Ao seguirmos Bruno em cada passo do seu trajeto, somos obrigados a nos identificar com cada um dos seus atos, mesmo se não concordamos com eles. Para isso, há uma questão essencial na mise-en-scène da troca do bebê, que é o tempo. Este tempo é o que separa o cinema moral dos irmãos de um cinema moralista. Bruno passa, nos seus olhos, toda a angústia daquela ação, tornada ainda maior no uso do som off do “outro lado”, que nunca nos é mostrado. É ali, ao longo daquele tempo, que qualquer interpretação simplista do personagem (“ele é um filho da puta”, ou “o mundo o obrigou a isso”) cai por terra. Bruno percebe que seus atos são escolhas suas, mas aquele tempo o faz tomar consciência (a perda da capacidade de ser criança?) que os atos possuem efeitos, e portanto implicam em responsabilidades. Em se tratando dos Dardenne, sabemos que este tema não aparece no filme como uma lição passada para o personagem, nem como um exemplo/modelo para o espectador, até porque é difícil afirmar que Bruno “aprende” algo: ele recupera o bebê não porque é o “certo” a fazer, mas sim porque quer evitar a cadeia; da mesma forma, se entrega à polícia não porque “deveria”, e sim porque lá poderá ter comida, casa, proteção, e a possibilidade de ter Sonia de volta.

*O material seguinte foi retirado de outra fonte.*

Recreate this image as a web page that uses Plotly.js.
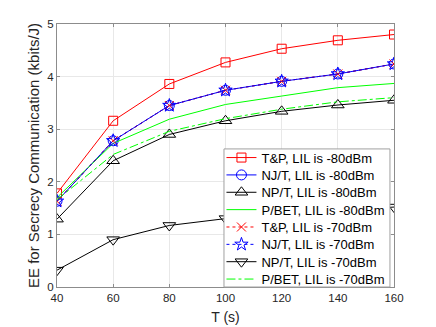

O fato é que, por trás desta narrativa está, no fundo, o mesmo dilema moral (porque os dilemas sempre são morais no cinema dos Dardenne) de O Filho: há atos totalmente imperdoáveis, ou toda ação humana pode ser compreendida dentro de seu contexto, sempre individual e não-categorizável? A resposta, como sempre no cinema dos irmãos, aponta para o caminho da compreensão – menos porque os personagens o tornem realidade do que pela soma daquilo que acompanhamos e sentimos. E o plano final, como já era o caso em Rosetta ou O Filho, apresenta a catarse completa deste que é um cinema humano, antes de tudo.